Highlighted by a three-run home run from TJ Dahlke and a two-run homer from Duryea, the Redhawks scored a blistering 12 runs in the fourth inning to take a 15-3 lead and ​​blow the game wide open. 

“Our team builds off each other,” Duryea said. “When one person gets a hit, we usually get a chain of hits. Stanger was dicing us up the first couple innings, so all we needed was that one (hit) to go off and open it up a little bit, and then the runs just kept coming and we kept rolling.”

Woods Cross managed to score four runs in the bottom of the fourth, but the vibe around the diamond was that it had fallen in too deep of a hole. 

After Bountiful scored three more runs in the top of the sixth inning to take an 18-7 lead, the Wildcats needed to score at least two runs to keep the game from a mercy rule ending, and needed a miracle if it hoped to pull off the comeback.

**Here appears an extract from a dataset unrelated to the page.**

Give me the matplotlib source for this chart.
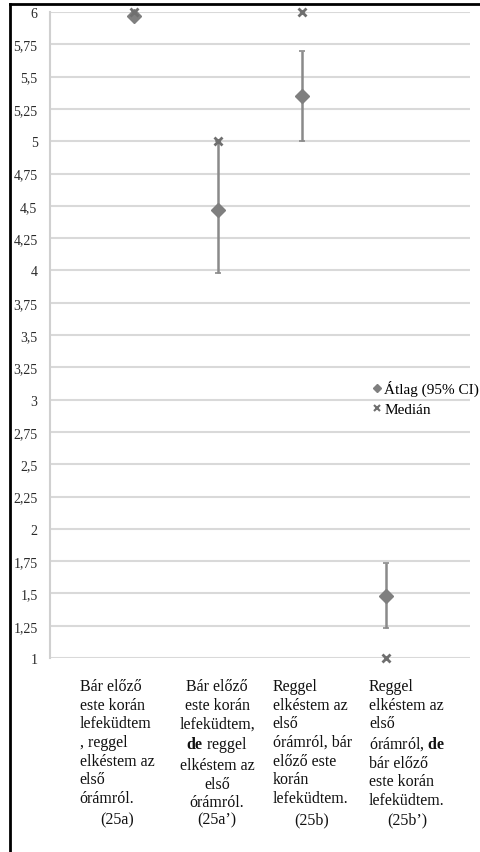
import matplotlib
matplotlib.use("Agg")
import matplotlib.pyplot as plt
from matplotlib.lines import Line2D
import numpy as np

plt.rcParams['font.family'] = ['Liberation Serif', 'DejaVu Serif']
plt.rcParams['mathtext.fontset'] = 'custom'
plt.rcParams['mathtext.rm'] = 'Liberation Serif'
plt.rcParams['mathtext.bf'] = 'Liberation Serif:bold'

# ---- data ----
categories = ["25a", "25a'", "25b", "25b'"]
means = [5.97, 4.47, 5.35, 1.48]
ci_low = [5.94, 3.98, 5.00, 1.23]
ci_high = [6.00, 5.00, 5.70, 1.735]
medians = [6, 5, 6, 1]
y_ticks = [1, 1.25, 1.5, 1.75, 2, 2.25, 2.5, 2.75, 3, 3.25, 3.5, 3.75,
           4, 4.25, 4.5, 4.75, 5, 5.25, 5.5, 5.75, 6]
y_tick_labels = ["1", "1,25", "1,5", "1,75", "2", "2,25", "2,5", "2,75", "3",
                 "3,25", "3,5", "3,75", "4", "4,25", "4,5", "4,75", "5",
                 "5,25", "5,5", "5,75", "6"]
label_bodies = [
    "Bár előző\neste korán\nlefeküdtem\n, reggel\nelkéstem az\nelső\nórámról.",
    "Bár előző\neste korán\nlefeküdtem,\n$\\mathbf{de}$ reggel\nelkéstem az\nelső\nórámról.",
    "Reggel\nelkéstem az\nelső\nórámról, bár\nelőző este\nkorán\nlefeküdtem.",
    "Reggel\nelkéstem az\nelső\nórámról, $\\mathbf{de}$\nbár előző\neste korán\nlefeküdtem.",
]
label_codes = ["(25a)", "(25a’)", "(25b)", "(25b’)"]
legend_labels = ["Átlag (95% CI)", "Medián"]

# ---- layout ----
W, H = 480, 853
fig = plt.figure(figsize=(W / 100, H / 100), dpi=100)
ax = fig.add_axes([50 / W, 1 - 659 / H, 420 / W, 646 / H])
ax.set_xlim(0, 5)
ax.set_ylim(1, 6)

x = np.arange(1, len(categories) + 1)
means_a = np.array(means)
yerr = [means_a - np.array(ci_low), np.array(ci_high) - means_a]

gray = '#7f7f7f'
ax.errorbar(x, means, yerr=yerr, fmt='D', color=gray, ms=7.5,
            ecolor='#8a8a8a', elinewidth=1.8, capsize=2, capthick=1.2,
            clip_on=False, zorder=3)
ax.plot(x, medians, 'x', color='#6f6f6f', ms=6, mew=2, ls='',
        clip_on=False, zorder=4)

ax.set_yticks(y_ticks)
ax.set_yticklabels(y_tick_labels, fontsize=10, color='#2a2a2a')
ax.tick_params(axis='y', length=0, pad=9)
ax.set_xticks([])
ax.yaxis.grid(True, color='#d9d9d9', lw=1.5)
ax.set_axisbelow(True)
for s in ['top', 'right', 'bottom']:
    ax.spines[s].set_visible(False)
ax.spines['left'].set_color('#d0d0d0')
ax.spines['left'].set_linewidth(1.5)

# category labels (text boxes)
label_x = [0.80, 1.99, 3.12, 4.25]
align = ['left', 'center', 'left', 'left']
tr = ax.get_xaxis_transform()
line_pt = 13.75
for i in range(len(categories)):
    ax.text(label_x[i], -0.031, label_bodies[i], transform=tr, ha='center',
            va='top', multialignment=align[i], fontsize=11.5,
            linespacing=1.22, color='#111111', clip_on=False)
    ax.annotate(label_codes[i], xy=(label_x[i], -0.031), xycoords=tr,
                xytext=(0, -7 * line_pt), textcoords='offset points',
                ha='center', va='top', fontsize=11.5, color='#111111',
                annotation_clip=False)

# legend
handles = [
    Line2D([], [], marker='D', color=gray, ls='', ms=4.5),
    Line2D([], [], marker='x', color='#6f6f6f', ls='', ms=4.5, mew=1.5),
]
fig.legend(handles, legend_labels, loc='upper left',
           bbox_to_anchor=(372 / W, 1 - 381 / H), frameon=False,
           fontsize=11, handlelength=0.6, handletextpad=0.2,
           borderpad=0, borderaxespad=0, labelspacing=0.42)

# outer frame
fig.add_artist(Line2D([10 / W, 10 / W], [0, 1 - 5 / H], color='black',
                      lw=2, transform=fig.transFigure))
fig.add_artist(Line2D([10 / W, 1], [1 - 5 / H, 1 - 5 / H], color='black',
                      lw=2, transform=fig.transFigure))

fig.savefig('out.png', dpi=100)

An RBI single from Dylan Williams proved to be the last run of Woods Cross’ season, as relief pitcher ​​​​Tavis Danner threw a strikeout for the final out in his lone inning of pitching, ending the game with an 18-8 scoreline. 

Cole McSwain pitched five hard innings for the Redhawks before giving way to Danner, prompting Stringfellow to praise the senior for the guts he showed as he helped his team close out their rivals — who Bountiful has now beaten 4 out of 5 times this season. 

The series victory over the Wildcats showed that the Redhawks can win games in multiple ways, something that’s valuable in the playoffs.

“We’re super adaptable,” Duryea said. “Whether we need a shut down game with good pitching, or a game where we score freaking 20 runs — or whatever we scored today — I think having that adaptability is good because you never know what you’re going to get the next day.”

Both Stringfellow and Duryea said they were excited for what the bracket play holds, both adding that they think that their team — which entered the tournament arguably playing its best ball of the season despite getting the No. 10 seed — could be primed for a deep run. 

“It’s incredibly hard to get to the final eight (teams remaining),” Stringfellow said. “I really thought we were a top eight seed, but we weren’t so we can’t cry about it and we’ve got to just go make it happen. … We’re just going to continue to play like we always play.”